On November 1st, my father was due to undergo Ontario’s bi-annual process for seniors over 80 years of age. This includes: attending a safety lecture with a qualified instructor; providing optometrist proof of a recent eye examination; and completing a multiple-choice written test to demonstrate supposed competence pertaining to the province’s rules of the road.
Notably, demonstration of actual capability behind the wheel via a road driving test is not demanded in Ontario at the time of publication. It should be. I will be vociferously speaking to this issue in subsequent Blogs.
Why clarification is so important.
At any rate, when we chatted that Monday, I learned – to my initial horror – my father did not walk out with official papers signed, sealed and delivered – the way he’d done at ages 80, 82, 84 and 86. It’s no hyperbole to state this was a shock to us both. For, despite all his braggart ways, he could justifiably claim a stellar record across 72 or so previous years.
To this day, I have yet to establish what exactly unfolded across the next four days.
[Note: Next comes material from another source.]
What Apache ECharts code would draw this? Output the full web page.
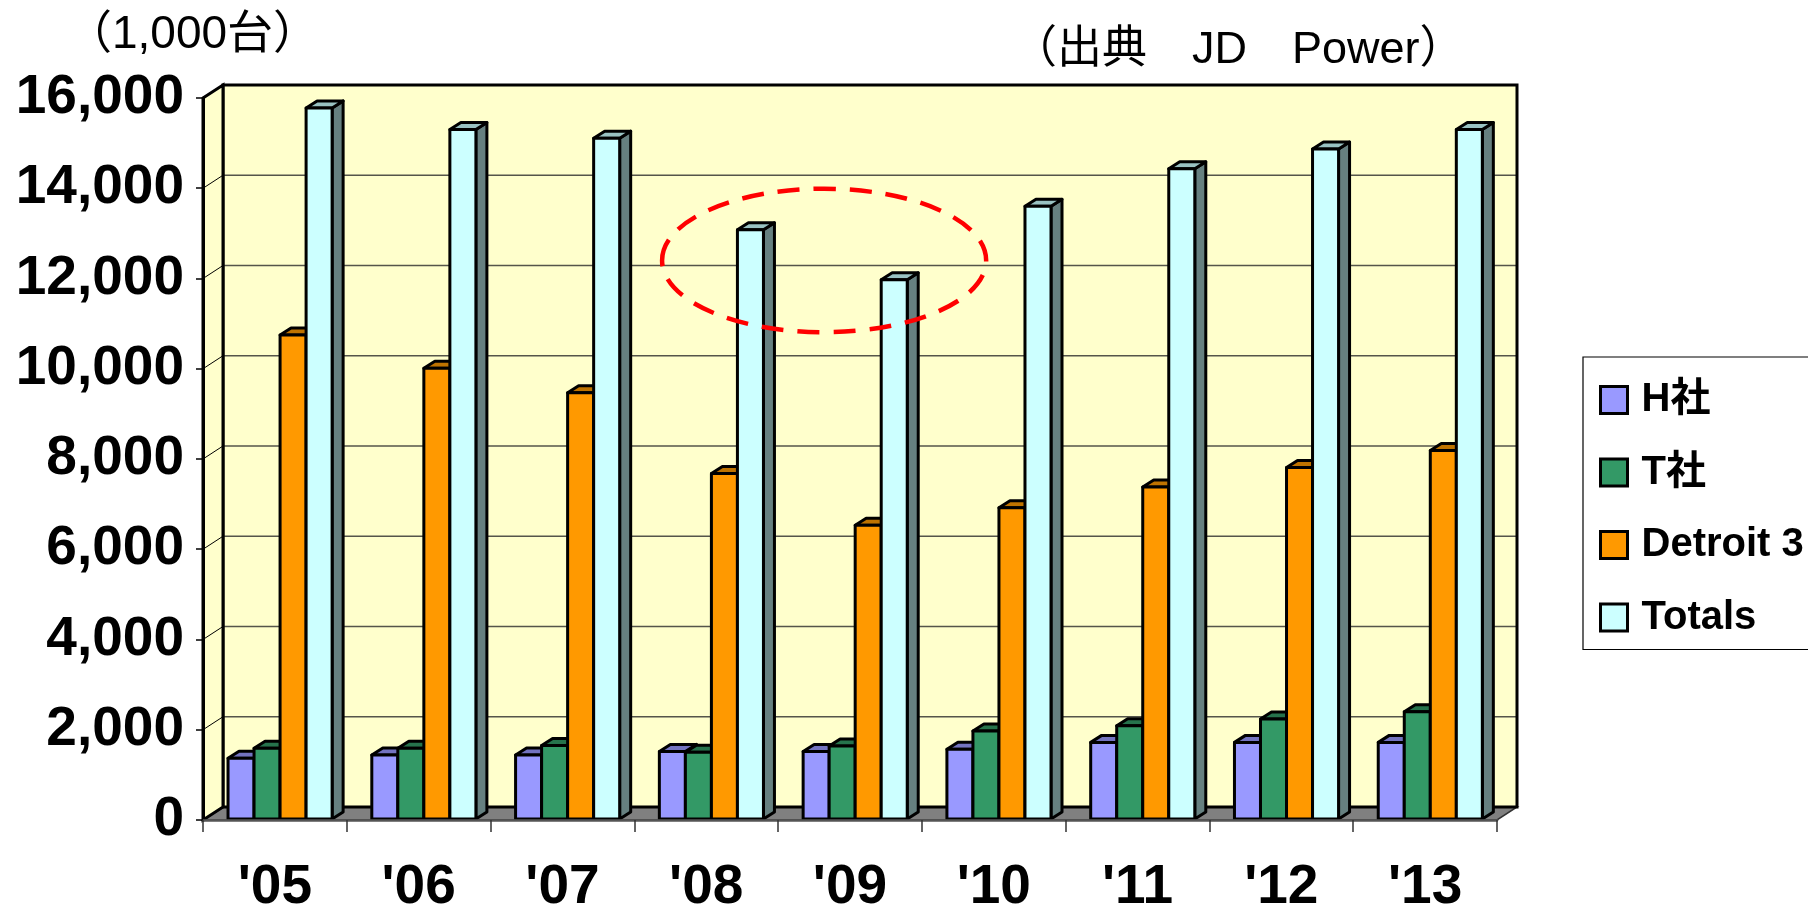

All I know is that by the Friday, he had signed papers in hand. What the H— had happened in the meantime??
Knowing my Dad as I do, I can only surmise a few possibilities: 1) He flubbed the written test; or 2) He was kicked out of the lecture. I rule out not having the appropriate optometrist paperwork, for that is something he would’ve diligently looked after around the time of “The Missing Glasses Episode”, which you already know only too well about!
Find out the solution next time.
At any rate, short of monitoring them 24 hours a day – which we’ve already established you’re not prepared to do for your difficult pair – some ability to discern what’s really going on is called for.
I believe the spirit of the ACTION, Clarify, is well captured by this quotation from Dwight L. Moody: “I have had more trouble with myself than with any other person.”